Optimal Analysis of an Online Algorithm for the Bipartite Matching Problem on a Line

In the online metric bipartite matching problem, we are given a set $S$ of server locations in a metric space. Requests arrive one at a time, and on its arrival, we need to immediately and irrevocably match it to a server at a cost which is equal to the distance between these locations.
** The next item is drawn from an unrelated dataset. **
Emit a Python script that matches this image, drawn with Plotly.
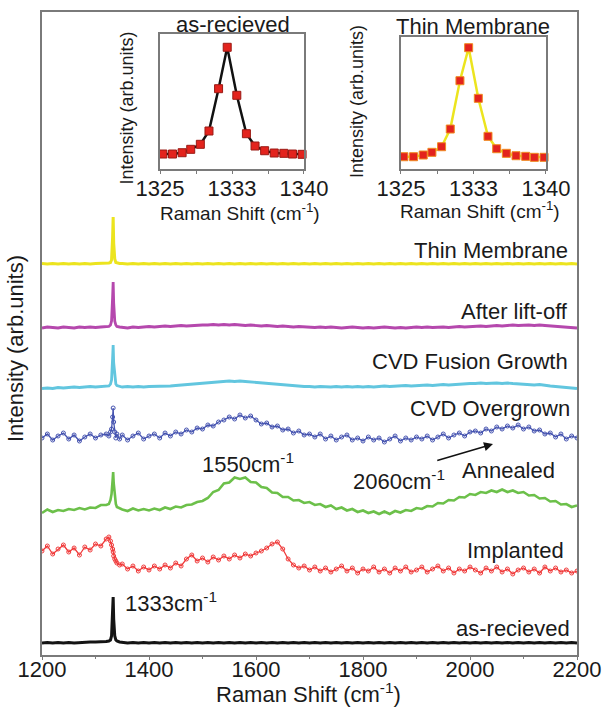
import plotly.graph_objects as go

# ---------------- main spectra data (intensity in arb. units) ----------------
raman_shift = [
    1200, 1210, 1220, 1230, 1240, 1250, 1260, 1270, 1280, 1290, 1300, 1310, 1320,
    1325, 1328, 1330, 1332, 1333, 1334, 1336, 1338, 1340, 1345,
    1350, 1360, 1370, 1380, 1390, 1400,
    1410, 1420, 1430, 1440, 1450, 1460, 1470, 1480, 1490, 1500,
    1510, 1520, 1530, 1540, 1550, 1560, 1570, 1580, 1590, 1600,
    1610, 1620, 1630, 1640, 1650, 1660, 1670, 1680, 1690, 1700,
    1710, 1720, 1730, 1740, 1750, 1760, 1770, 1780, 1790, 1800,
    1810, 1820, 1830, 1840, 1850, 1860, 1870, 1880, 1890, 1900,
    1910, 1920, 1930, 1940, 1950, 1960, 1970, 1980, 1990, 2000,
    2010, 2020, 2030, 2040, 2050, 2060, 2070, 2080, 2090, 2100,
    2110, 2120, 2130, 2140, 2150, 2160, 2170, 2180, 2190, 2200,
]

thin_membrane = [
    391.5, 391, 391.5, 391, 391.5, 391, 391.5, 391, 391.5, 391, 391.5, 391.5, 391.5,
    392, 392.5, 395, 418, 438, 412, 396, 392.5, 392, 391.5,
    391.5, 391, 391.5, 391, 391.5, 391,
    391.5, 391, 391.5, 391, 391.5, 391, 391.5, 391, 391.5, 391,
    391.5, 391, 391.5, 391, 391.5, 391, 391.5, 391, 391.5, 391,
    391.5, 391, 391.5, 391, 391.5, 391, 391.5, 391, 391.5, 391,
    391.5, 391, 391.5, 391, 391.5, 391, 391.5, 391, 391.5, 391,
    391.5, 391, 391.5, 391, 391.5, 391, 391.5, 391, 391.5, 391,
    391.5, 391, 391.5, 391, 391.5, 391, 391.5, 391, 391.5, 391,
    391.5, 391, 391.5, 391, 391.5, 391, 391.5, 391, 391.5, 391,
    391.5, 391, 391.5, 391, 391.5, 391, 391.5, 391, 391.5, 391,
]

after_liftoff = [
    327, 328, 327.5, 327, 328, 327.5, 327, 328, 327.5, 328, 327.5, 328, 328,
    328.5, 330, 334, 358, 373, 352, 334, 330, 328.5, 328,
    327.5, 327, 328, 327.5, 328, 328.5,
    328, 328.5, 329, 328.5, 329, 329.5, 329, 329.5, 330, 330,
    330, 330.5, 330, 330.5, 330, 330.5, 330, 329.5, 330, 329.5,
    329, 329.5, 329, 328.5, 329, 328.5, 328, 328.5, 328, 328,
    327.5, 328, 327.5, 328, 327.5, 327, 327.5, 328, 327.5, 327,
    327.5, 327, 327.5, 328, 327.5, 327, 327.5, 327, 327.5, 328,
    327.5, 328, 327.5, 328, 328, 327.5, 328, 328.5, 328, 328.5,
    328.5, 329, 328.5, 329, 329.5, 329, 329.5, 330, 329.5, 330,
    330, 329.5, 330, 329.5, 329, 328.5, 328, 327.5, 327.5, 327,
]

cvd_fusion = [
    266.5, 267, 266.5, 267.5, 267, 267.5, 268, 267.5, 268, 268.5, 268, 268.5, 268.5,
    269, 271, 275, 297, 310, 292, 276, 271, 269.5, 268.5,
    268, 268.5, 268, 268.5, 268, 268.5,
    268.5, 269, 268.5, 269, 269.5, 270, 270.5, 271, 271.5, 272,
    272.5, 273, 273.5, 274, 274, 273.5, 274, 273.5, 273, 272.5,
    272, 271.5, 271, 270.5, 270, 269.5, 269, 269, 268.5, 268.5,
    268, 268.5, 268, 268, 268.5, 268, 268.5, 268, 268.5, 268,
    268.5, 268, 268.5, 269, 268.5, 269, 269, 269.5, 269, 269.5,
    269.5, 270, 269.5, 270, 270.5, 270, 270.5, 271, 271, 271.5,
    271.5, 272, 271.5, 272, 272, 271.5, 272, 271.5, 271, 271,
    270.5, 270, 270.5, 269.5, 269, 268.5, 268, 267.5, 267, 266.5,
]

cvd_overgrown = [
    217, 221, 215, 219, 222, 216, 220, 214, 218, 221, 217, 220, 221,
    219, 223, 226, 238, 247, 233, 223, 217, 221, 216,
    220, 215, 219, 222, 216, 219,
    221, 217, 222, 219, 223, 221, 225, 223, 227, 226,
    230, 229, 233, 235, 238, 236, 240, 237, 239, 235,
    231, 232, 228, 229, 225, 226, 222, 224, 220, 221,
    218, 221, 216, 219, 215, 218, 220, 215, 217, 214,
    218, 215, 217, 213, 216, 219, 214, 217, 215, 218,
    216, 219, 215, 218, 221, 217, 220, 222, 219, 223,
    224, 222, 226, 224, 228, 226, 229, 227, 230, 226,
    228, 224, 225, 221, 222, 218, 221, 216, 219, 217,
]

annealed = [
    142, 145.5, 143, 145, 144, 146, 145, 147, 145.5, 147.5, 147, 150, 150,
    151, 155, 161, 175, 183, 172, 158, 151, 148, 146.5,
    145.5, 144, 146.5, 144.5, 146, 144.5,
    146.5, 145, 147.5, 146, 148.5, 147.5, 150, 150.5, 153, 154,
    157, 163, 165, 171.5, 172.5, 177.5, 176, 177.5, 173, 172.5,
    168, 167, 162.5, 162, 158, 158, 154.5, 155, 152, 153,
    150, 151, 148, 149.5, 146, 147.5, 144.5, 146, 143, 144.5,
    142, 143.5, 141, 143.5, 141, 144, 142.5, 145, 144, 147,
    146, 149, 148.5, 152, 151.5, 155, 154.5, 158, 157.5, 161,
    160, 163, 162, 164.5, 163, 165.5, 163, 164.5, 162, 163,
    159.5, 160, 156.5, 157, 153.5, 154, 150.5, 151, 148, 149.5,
]

implanted = [
    104, 109, 101, 106, 110, 103, 107, 100, 108, 105, 111, 109, 116,
    118, 114, 110, 106, 103, 99, 96, 94, 92, 90,
    91, 86, 89, 84, 88, 85,
    89, 86, 90, 87, 92, 89, 96, 100, 94, 97,
    93, 98, 95, 99, 96, 100, 97, 101, 99, 102,
    104, 107, 111, 113, 106, 96, 90, 87, 89, 85,
    88, 84, 87, 83, 86, 89, 84, 87, 82, 86,
    84, 88, 83, 86, 82, 87, 84, 88, 83, 85,
    88, 83, 86, 89, 84, 87, 82, 86, 84, 88,
    85, 82, 87, 84, 88, 83, 86, 81, 85, 87,
    83, 86, 82, 88, 84, 87, 83, 85, 82, 84,
]

as_received = [
    12, 12.5, 12, 12.5, 12, 12.5, 12, 12.5, 12.5, 13, 13, 13, 13.5,
    14, 15, 19, 42, 58, 36, 19, 15, 14, 13,
    12.5, 12, 12.5, 12, 12.5, 12,
    12.5, 12, 12.5, 12, 12.5, 12, 12.5, 12, 12.5, 12,
    12.5, 12, 12.5, 12, 12.5, 12, 12.5, 12, 12.5, 12,
    12.5, 12, 12.5, 12, 12.5, 12, 12.5, 12, 12.5, 12,
    12.5, 12, 12.5, 12, 12.5, 12, 12.5, 12, 12.5, 12,
    12.5, 12, 12.5, 12, 12.5, 12, 12.5, 12, 12.5, 12,
    12.5, 12, 12.5, 12, 12.5, 12, 12.5, 12, 12.5, 12,
    12.5, 12, 12.5, 12, 12.5, 12, 12.5, 12, 12.5, 12,
    12.5, 12, 12.5, 12, 12.5, 12, 12.5, 12, 12.5, 12,
]

# ---------------- inset data ----------------
inset_shift = [1325.3, 1326.3, 1327.3, 1328.2, 1329.2, 1330.1, 1331.1, 1332.0,
               1333.0, 1334.0, 1334.9, 1335.9, 1336.9, 1337.9, 1338.8, 1339.8]
inset_as_received = [15, 15, 16.3, 19.7, 24.7, 38, 80.3, 121.7,
                     73.7, 35.3, 23, 18.3, 16, 15.7, 15, 14.7]
inset_thin_membrane = [12.3, 12.3, 14, 16.7, 22.3, 40, 88.3, 121.3,
                       70.7, 32.7, 20.3, 15.7, 13.3, 12.7, 11.7, 11.7]
inset_tickvals = [1325, 1332.5, 1340]
inset_ticktext = ["1325", "1333", "1340"]
inset_minor_ticks = [1328.75, 1336.25]
main_tickvals = [1200, 1400, 1600, 1800, 2000, 2200]

# (name, values, colour, line width, open-circle markers?)
series = [
    ("as-recieved", as_received, "#141414", 3.0, False),
    ("Implanted", implanted, "#f03a3a", 1.3, True),
    ("Annealed", annealed, "#6cc04a", 2.6, False),
    ("CVD Overgrown", cvd_overgrown, "#4553b0", 1.3, True),
    ("CVD Fusion Growth", cvd_fusion, "#62c6df", 2.8, False),
    ("After lift-off", after_liftoff, "#b548ad", 2.8, False),
    ("Thin Membrane", thin_membrane, "#ece41e", 3.0, False),
]
for s in series:
    if len(s[1]) != len(raman_shift):
        raise ValueError(f"{s[0]}: {len(s[1])} vs {len(raman_shift)}")

FONT = "Liberation Sans, Arial, sans-serif"
TXT = "#1a1a1a"
FRAME = "#7a7a7a"

fig = go.Figure()
for name, ys, col, w, mk in series:
    fig.add_trace(go.Scatter(x=raman_shift, y=ys, mode="lines+markers" if mk else "lines",
                             name=name, line=dict(color=col, width=w),
                             marker=dict(symbol="circle-open", size=4, color=col,
                                         line=dict(width=1)),
                             xaxis="x", yaxis="y", showlegend=False))

fig.add_trace(go.Scatter(x=inset_shift, y=inset_as_received, mode="lines+markers",
                         line=dict(color="#111111", width=2.5),
                         marker=dict(symbol="square", size=8, color="#e3231d",
                                     line=dict(color="#9a1a14", width=1)),
                         xaxis="x2", yaxis="y2", showlegend=False, cliponaxis=False))
fig.add_trace(go.Scatter(x=inset_shift, y=inset_thin_membrane, mode="lines+markers",
                         line=dict(color="#ece41e", width=2.5),
                         marker=dict(symbol="square", size=8, color="#e3231d",
                                     line=dict(color="#f08a20", width=1)),
                         xaxis="x3", yaxis="y3", showlegend=False, cliponaxis=False))

axis_common = dict(showline=True, linecolor=FRAME, linewidth=1.5, mirror=True,
                   showgrid=False, zeroline=False)

inset_x = dict(range=[1325, 1340], tickvals=inset_tickvals, ticktext=inset_ticktext,
               ticks="outside", ticklen=3, tickcolor=FRAME, ticklabelstandoff=-4,
               minor=dict(tickvals=inset_minor_ticks, ticks="outside", ticklen=3,
                          tickcolor=FRAME),
               tickfont=dict(size=22), **axis_common)

fig.update_layout(
    width=604, height=710,
    margin=dict(l=42, r=27, t=12, b=55, autoexpand=False),
    paper_bgcolor="white", plot_bgcolor="white",
    font=dict(family=FONT, color=TXT, size=22),
    xaxis=dict(domain=[0, 1], range=[1200, 2200], tickvals=main_tickvals,
               ticks="outside", ticklen=3, tickcolor=FRAME, tickwidth=1,
               ticklabelstandoff=-9,
               minor=dict(dtick=100, tick0=1200, ticks="outside", ticklen=2, tickcolor=FRAME),
               tickfont=dict(size=22), **axis_common),
    yaxis=dict(domain=[0, 1], range=[0, 643], showticklabels=False, ticks="",
               **axis_common),
    xaxis2=dict(domain=[0.2206, 0.4897], anchor="y2", **inset_x),
    yaxis2=dict(domain=[0.7558, 0.9658], range=[0, 135], anchor="x2",
                showticklabels=False, ticks="", **axis_common),
    xaxis3=dict(domain=[0.671, 0.942], anchor="y3", **inset_x),
    yaxis3=dict(domain=[0.7558, 0.9611], range=[0, 132], anchor="x3",
                showticklabels=False, ticks="", **axis_common),
)

ann = []
def add(text, x, y, xanchor="center", size=22, xref="x", yref="y", angle=0):
    ann.append(dict(text=text, x=x, y=y, xref=xref, yref=yref, xanchor=xanchor,
                    yanchor="middle", showarrow=False, textangle=angle,
                    font=dict(size=size, color=TXT, family=FONT)))

# series labels (data coords)
add("Thin Membrane", 2187, 405, "right")
add("After lift-off", 2187, 343.3, "right")
add("CVD Fusion Growth", 2187, 293.3, "right")
add("CVD Overgrown", 2190.5, 246.7, "right")
add("Annealed", 2162.6, 185, "right")
add("Implanted", 2180, 105, "right")
add("as-recieved", 2190.5, 26.7, "right")
add("1550cm<sup>-1</sup>", 1495, 192, "left")
add("2060cm<sup>-1</sup>", 1777, 175, "left")
add("1333cm<sup>-1</sup>", 1351, 53.3, "left")

# axis titles
add("Intensity (arb.units)", -0.0505, 0.4774, "center", 22, "paper", "paper", -90)
add("Raman Shift (cm<sup>-1</sup>)", 0.499, -0.059, "center", 22, "paper", "paper")
# inset titles
add("as-recieved", 0.357, 0.9798, "center", 22, "paper", "paper")
add("Thin Membrane", 0.8056, 0.977, "center", 22, "paper", "paper")
add("Raman Shift (cm<sup>-1</sup>)", 0.370, 0.6894, "center", 19, "paper", "paper")
add("Raman Shift (cm<sup>-1</sup>)", 0.8187, 0.692, "center", 19, "paper", "paper")
add("Intensity (arb.units)", 0.1607, 0.8515, "center", 18, "paper", "paper", -90)
add("Intensity (arb.units)", 0.5888, 0.860, "center", 18, "paper", "paper", -90)

# arrow to 2060 band
ann.append(dict(x=2043, y=211, ax=1936, ay=194, xref="x", yref="y", axref="x", ayref="y",
                showarrow=True, arrowhead=2, arrowsize=1.2, arrowwidth=1.5,
                arrowcolor="#111111", text=""))

fig.update_layout(annotations=ann)
fig.write_html("out.html", config={"displayModeBar": False},
               post_script="document.body.style.margin='0';document.body.style.overflow='hidden';")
A $\alpha$-competitive algorithm will assign requests to servers so that the total cost is at most $\alpha$ times the cost of $M{OPT}$ where $M{OPT}$ is the minimum cost matching between $S$ and $R$. We consider this problem in the adversarial model for the case where $S$ and $R$ are points on a line and $|S|=|R|=n$. We improve the analysis of the deterministic Robust Matching Algorithm (RM-Algorithm, Nayyar and Raghvendra FOCS'17) from $O(\log² n)$ to an optimal $\Theta(\log n)$. Previously, only a randomized algorithm under a weaker oblivious adversary achieved a competitive ratio of $O(\log n)$ (Gupta and Lewi, ICALP'12). The well-known Work Function Algorithm (WFA) has a competitive ratio of $O(n)$ and $\Omega(\log n)$ for this problem. Therefore, WFA cannot achieve an asymptotically better competitive ratio than the RM-Algorithm.